SWR2 Wort zum Tag

oder: ein pfingstliches Motto 

Wenn ich in Saarbrücken zu tun habe, führt mich mein Weg oft zum alten Friedhof St. Johann. Nicht nur um dort an verstorbene Verwandte zu denken, sondern weil ich ein Grab besonders gern aufsuche. Umgeben von einer prächtigen Rhododendronhecke liegt dort das Ehrengrab von Willi Graf. Schon seit meiner Schulzeit ist mir Willi Graf wichtig, auch wenn ich ihn natürlich nicht gekannt habe. Der Gedenkstein, auf dem oft eine weiße Rose liegt, sagt das Wichtigste: „Willi Graf – Ein Kämpfer gegen die nationalsozialistische Gewaltherrschaft in der studentischen Widerstandsbewegung Weiße Rose – hingerichtet am 12. Oktober 1943. Wie die Geschwister Scholl.

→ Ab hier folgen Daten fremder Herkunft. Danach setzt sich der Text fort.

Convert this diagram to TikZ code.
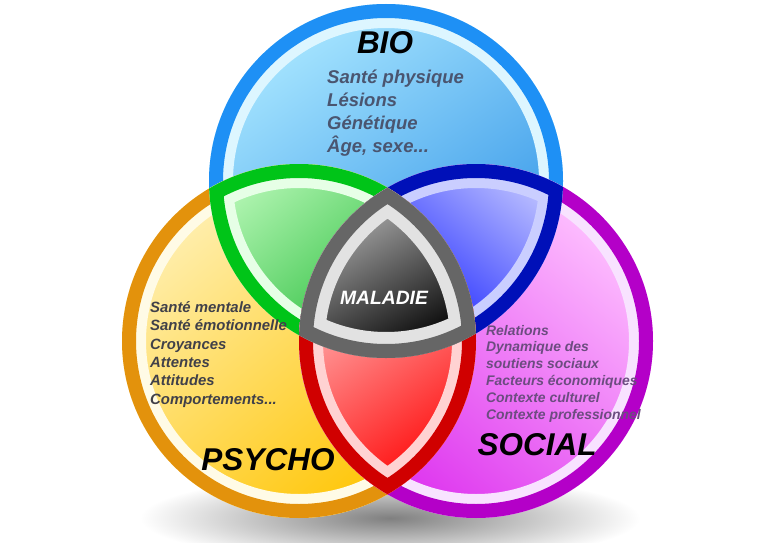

Die Studenten der Weißen Rose hatten den Mut, den Nazis die Stirn zu bieten, und haben dafür mit dem Leben bezahlt. Ich weiß nicht, ob ich die Kraft gehabt hätte, ob ich aufgestanden wäre, den Mund aufgemacht hätte, das gelebt, was ich so oft von der Kanzel lese:„... wer sein Leben verliert, wird es gewinnen.“ Ich weiß es nicht. Ich bin mir da nicht so sicher. Ich fand es immer sehr berührend, wenn Willi Grafs ältere Schwester, die ich noch kennen lernen durfte, zugab, dass sie das selbst auch nicht gekonnt hätte. Jedenfalls nicht so. Sie hat dann gerne erzählt, dass ihre Mutter, wenn sie damals auf die Straße trat und pflichtgemäß mit Heil Hitler begrüßt wurde, im schönsten Rheinisch –die Grafs stammen aus der Nähe von Euskirchen – antwortete: „Und Ihnen auch einen juten Tach.“ Das waren die kleinen Widerstände im Alltag. Ich habe seine Schwester mal gefragt, was Willi heute tun würde, gegen was er heute opponieren würde, und im Satz gemerkt, wie blödsinnig diese Frage ist -so als würde man als Berufswiderständler geboren. Man weiß nie genau, wann man gefordert wird. „Jeder Einzelne trägt die ganze Verantwortung ...“, schreibt Willi Graf in einem seiner Briefe. Warum ich das heute sage? Weil wir in der Pfingstwoche sind – und weil ich glaube, dass kein Mensch so was aus eigener Kraft schafft und dass Gottes Geist immer noch dazwischenfunken kann und den Herren der Welt die Leviten liest und vielen das Rückgrat stärkt und den Mut gibt, den Mund weit aufzumachen, wenn es auf den Einzelnen ankommt. „Seid stark und voller Gottvertrauen“, schreibt Willi Graf in seinem Abschiedsbrief an seine Familie. Seid stark und voller Gottvertrauen! Ein gutes Motto auch heute. Im Geist von Pfingsten.